## TO DO
All of the lines below are to be printed again exactly; images are excluded from the output.

****************************************

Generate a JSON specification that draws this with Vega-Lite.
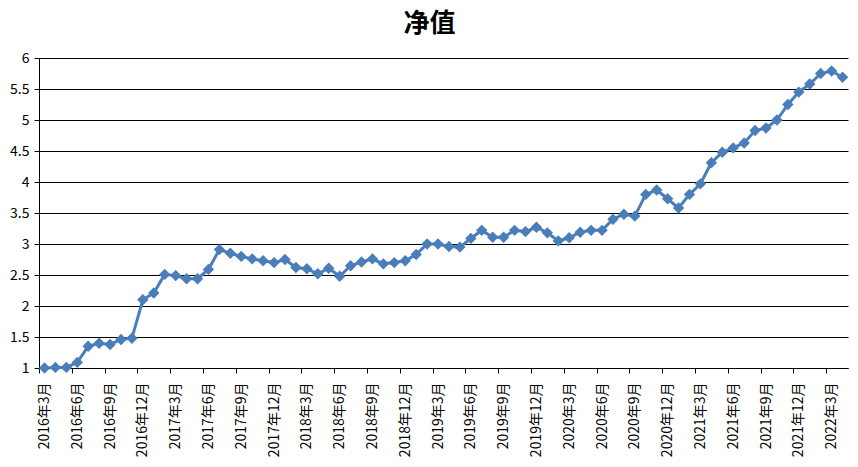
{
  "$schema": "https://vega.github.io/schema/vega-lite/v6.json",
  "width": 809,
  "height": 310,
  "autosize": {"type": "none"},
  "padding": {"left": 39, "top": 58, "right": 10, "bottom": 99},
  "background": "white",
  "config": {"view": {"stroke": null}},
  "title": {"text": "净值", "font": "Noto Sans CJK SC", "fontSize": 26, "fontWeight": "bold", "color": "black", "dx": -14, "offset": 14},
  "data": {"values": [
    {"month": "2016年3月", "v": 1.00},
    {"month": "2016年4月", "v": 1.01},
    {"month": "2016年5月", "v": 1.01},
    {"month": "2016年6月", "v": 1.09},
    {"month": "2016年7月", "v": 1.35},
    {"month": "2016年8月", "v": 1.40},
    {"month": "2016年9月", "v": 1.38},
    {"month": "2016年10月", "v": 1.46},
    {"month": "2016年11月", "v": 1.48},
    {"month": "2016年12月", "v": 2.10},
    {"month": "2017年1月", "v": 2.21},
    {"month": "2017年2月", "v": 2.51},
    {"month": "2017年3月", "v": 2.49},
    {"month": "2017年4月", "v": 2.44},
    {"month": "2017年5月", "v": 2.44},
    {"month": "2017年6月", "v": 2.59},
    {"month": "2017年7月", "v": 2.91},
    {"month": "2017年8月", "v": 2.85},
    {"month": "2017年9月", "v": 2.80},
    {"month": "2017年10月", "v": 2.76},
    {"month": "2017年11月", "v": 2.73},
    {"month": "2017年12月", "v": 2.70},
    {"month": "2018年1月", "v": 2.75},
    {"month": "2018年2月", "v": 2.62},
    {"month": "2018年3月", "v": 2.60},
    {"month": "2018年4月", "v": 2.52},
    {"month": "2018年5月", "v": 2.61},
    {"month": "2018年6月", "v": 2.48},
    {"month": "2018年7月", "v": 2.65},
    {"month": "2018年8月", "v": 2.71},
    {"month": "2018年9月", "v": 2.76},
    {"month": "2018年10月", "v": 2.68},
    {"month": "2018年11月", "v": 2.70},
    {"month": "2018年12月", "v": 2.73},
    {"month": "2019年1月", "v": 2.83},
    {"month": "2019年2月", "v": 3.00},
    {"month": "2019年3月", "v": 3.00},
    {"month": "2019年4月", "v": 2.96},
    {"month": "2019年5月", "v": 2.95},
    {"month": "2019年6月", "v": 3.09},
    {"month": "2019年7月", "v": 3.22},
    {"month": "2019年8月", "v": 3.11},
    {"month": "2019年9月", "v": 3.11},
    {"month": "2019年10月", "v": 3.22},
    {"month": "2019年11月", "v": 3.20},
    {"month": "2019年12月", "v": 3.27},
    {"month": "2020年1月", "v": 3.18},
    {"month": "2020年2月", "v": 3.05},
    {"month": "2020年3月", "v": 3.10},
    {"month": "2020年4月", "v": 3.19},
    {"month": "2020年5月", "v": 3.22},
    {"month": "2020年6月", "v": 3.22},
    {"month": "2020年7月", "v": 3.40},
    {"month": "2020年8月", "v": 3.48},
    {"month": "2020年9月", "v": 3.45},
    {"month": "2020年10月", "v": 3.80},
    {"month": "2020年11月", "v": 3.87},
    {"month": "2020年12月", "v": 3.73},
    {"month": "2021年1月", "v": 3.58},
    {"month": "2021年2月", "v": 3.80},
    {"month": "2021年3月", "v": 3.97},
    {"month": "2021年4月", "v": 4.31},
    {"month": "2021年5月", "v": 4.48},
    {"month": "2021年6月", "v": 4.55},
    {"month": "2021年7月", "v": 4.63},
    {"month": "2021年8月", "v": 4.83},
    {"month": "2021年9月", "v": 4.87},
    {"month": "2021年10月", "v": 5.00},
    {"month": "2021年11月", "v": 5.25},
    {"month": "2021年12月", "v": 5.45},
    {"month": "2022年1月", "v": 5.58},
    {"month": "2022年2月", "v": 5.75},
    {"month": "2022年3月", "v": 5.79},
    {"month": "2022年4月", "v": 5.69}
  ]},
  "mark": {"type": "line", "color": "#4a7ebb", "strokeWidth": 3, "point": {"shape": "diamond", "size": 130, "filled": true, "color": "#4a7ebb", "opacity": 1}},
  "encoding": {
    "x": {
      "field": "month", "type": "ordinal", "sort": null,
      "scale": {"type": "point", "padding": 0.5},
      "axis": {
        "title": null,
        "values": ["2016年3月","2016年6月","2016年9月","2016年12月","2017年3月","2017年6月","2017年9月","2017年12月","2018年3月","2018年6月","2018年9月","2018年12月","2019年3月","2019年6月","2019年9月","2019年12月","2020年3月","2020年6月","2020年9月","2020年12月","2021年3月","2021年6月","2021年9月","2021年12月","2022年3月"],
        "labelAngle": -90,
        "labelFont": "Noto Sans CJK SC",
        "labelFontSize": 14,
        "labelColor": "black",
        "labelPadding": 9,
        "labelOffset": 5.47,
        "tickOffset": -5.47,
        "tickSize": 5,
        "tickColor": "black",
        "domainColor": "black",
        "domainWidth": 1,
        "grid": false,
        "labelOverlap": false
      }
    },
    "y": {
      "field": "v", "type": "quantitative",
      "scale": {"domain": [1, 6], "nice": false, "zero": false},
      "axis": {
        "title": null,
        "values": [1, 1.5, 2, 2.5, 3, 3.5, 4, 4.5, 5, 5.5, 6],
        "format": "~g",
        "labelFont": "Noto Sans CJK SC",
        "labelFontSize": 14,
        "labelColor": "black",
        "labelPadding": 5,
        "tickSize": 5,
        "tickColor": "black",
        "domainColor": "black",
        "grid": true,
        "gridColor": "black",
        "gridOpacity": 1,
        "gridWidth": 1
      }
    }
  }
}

****************************************

## SOLUTION TO THIS PROBLEM
Generate a JSON specification that draws this with Vega-Lite.
{
  "$schema": "https://vega.github.io/schema/vega-lite/v6.json",
  "width": 809,
  "height": 310,
  "autosize": {"type": "none"},
  "padding": {"left": 39, "top": 58, "right": 10, "bottom": 99},
  "background": "white",
  "config": {"view": {"stroke": null}},
  "title": {"text": "净值", "font": "Noto Sans CJK SC", "fontSize": 26, "fontWeight": "bold", "color": "black", "dx": -14, "offset": 14},
  "data": {"values": [
    {"month": "2016年3月", "v": 1.00},
    {"month": "2016年4月", "v": 1.01},
    {"month": "2016年5月", "v": 1.01},
    {"month": "2016年6月", "v": 1.09},
    {"month": "2016年7月", "v": 1.35},
    {"month": "2016年8月", "v": 1.40},
    {"month": "2016年9月", "v": 1.38},
    {"month": "2016年10月", "v": 1.46},
    {"month": "2016年11月", "v": 1.48},
    {"month": "2016年12月", "v": 2.10},
    {"month": "2017年1月", "v": 2.21},
    {"month": "2017年2月", "v": 2.51},
    {"month": "2017年3月", "v": 2.49},
    {"month": "2017年4月", "v": 2.44},
    {"month": "2017年5月", "v": 2.44},
    {"month": "2017年6月", "v": 2.59},
    {"month": "2017年7月", "v": 2.91},
    {"month": "2017年8月", "v": 2.85},
    {"month": "2017年9月", "v": 2.80},
    {"month": "2017年10月", "v": 2.76},
    {"month": "2017年11月", "v": 2.73},
    {"month": "2017年12月", "v": 2.70},
    {"month": "2018年1月", "v": 2.75},
    {"month": "2018年2月", "v": 2.62},
    {"month": "2018年3月", "v": 2.60},
    {"month": "2018年4月", "v": 2.52},
    {"month": "2018年5月", "v": 2.61},
    {"month": "2018年6月", "v": 2.48},
    {"month": "2018年7月", "v": 2.65},
    {"month": "2018年8月", "v": 2.71},
    {"month": "2018年9月", "v": 2.76},
    {"month": "2018年10月", "v": 2.68},
    {"month": "2018年11月", "v": 2.70},
    {"month": "2018年12月", "v": 2.73},
    {"month": "2019年1月", "v": 2.83},
    {"month": "2019年2月", "v": 3.00},
    {"month": "2019年3月", "v": 3.00},
    {"month": "2019年4月", "v": 2.96},
    {"month": "2019年5月", "v": 2.95},
    {"month": "2019年6月", "v": 3.09},
    {"month": "2019年7月", "v": 3.22},
    {"month": "2019年8月", "v": 3.11},
    {"month": "2019年9月", "v": 3.11},
    {"month": "2019年10月", "v": 3.22},
    {"month": "2019年11月", "v": 3.20},
    {"month": "2019年12月", "v": 3.27},
    {"month": "2020年1月", "v": 3.18},
    {"month": "2020年2月", "v": 3.05},
    {"month": "2020年3月", "v": 3.10},
    {"month": "2020年4月", "v": 3.19},
    {"month": "2020年5月", "v": 3.22},
    {"month": "2020年6月", "v": 3.22},
    {"month": "2020年7月", "v": 3.40},
    {"month": "2020年8月", "v": 3.48},
    {"month": "2020年9月", "v": 3.45},
    {"month": "2020年10月", "v": 3.80},
    {"month": "2020年11月", "v": 3.87},
    {"month": "2020年12月", "v": 3.73},
    {"month": "2021年1月", "v": 3.58},
    {"month": "2021年2月", "v": 3.80},
    {"month": "2021年3月", "v": 3.97},
    {"month": "2021年4月", "v": 4.31},
    {"month": "2021年5月", "v": 4.48},
    {"month": "2021年6月", "v": 4.55},
    {"month": "2021年7月", "v": 4.63},
    {"month": "2021年8月", "v": 4.83},
    {"month": "2021年9月", "v": 4.87},
    {"month": "2021年10月", "v": 5.00},
    {"month": "2021年11月", "v": 5.25},
    {"month": "2021年12月", "v": 5.45},
    {"month": "2022年1月", "v": 5.58},
    {"month": "2022年2月", "v": 5.75},
    {"month": "2022年3月", "v": 5.79},
    {"month": "2022年4月", "v": 5.69}
  ]},
  "mark": {"type": "line", "color": "#4a7ebb", "strokeWidth": 3, "point": {"shape": "diamond", "size": 130, "filled": true, "color": "#4a7ebb", "opacity": 1}},
  "encoding": {
    "x": {
      "field": "month", "type": "ordinal", "sort": null,
      "scale": {"type": "point", "padding": 0.5},
      "axis": {
        "title": null,
        "values": ["2016年3月","2016年6月","2016年9月","2016年12月","2017年3月","2017年6月","2017年9月","2017年12月","2018年3月","2018年6月","2018年9月","2018年12月","2019年3月","2019年6月","2019年9月","2019年12月","2020年3月","2020年6月","2020年9月","2020年12月","2021年3月","2021年6月","2021年9月","2021年12月","2022年3月"],
        "labelAngle": -90,
        "labelFont": "Noto Sans CJK SC",
        "labelFontSize": 14,
        "labelColor": "black",
        "labelPadding": 9,
        "labelOffset": 5.47,
        "tickOffset": -5.47,
        "tickSize": 5,
        "tickColor": "black",
        "domainColor": "black",
        "domainWidth": 1,
        "grid": false,
        "labelOverlap": false
      }
    },
    "y": {
      "field": "v", "type": "quantitative",
      "scale": {"domain": [1, 6], "nice": false, "zero": false},
      "axis": {
        "title": null,
        "values": [1, 1.5, 2, 2.5, 3, 3.5, 4, 4.5, 5, 5.5, 6],
        "format": "~g",
        "labelFont": "Noto Sans CJK SC",
        "labelFontSize": 14,
        "labelColor": "black",
        "labelPadding": 5,
        "tickSize": 5,
        "tickColor": "black",
        "domainColor": "black",
        "grid": true,
        "gridColor": "black",
        "gridOpacity": 1,
        "gridWidth": 1
      }
    }
  }
}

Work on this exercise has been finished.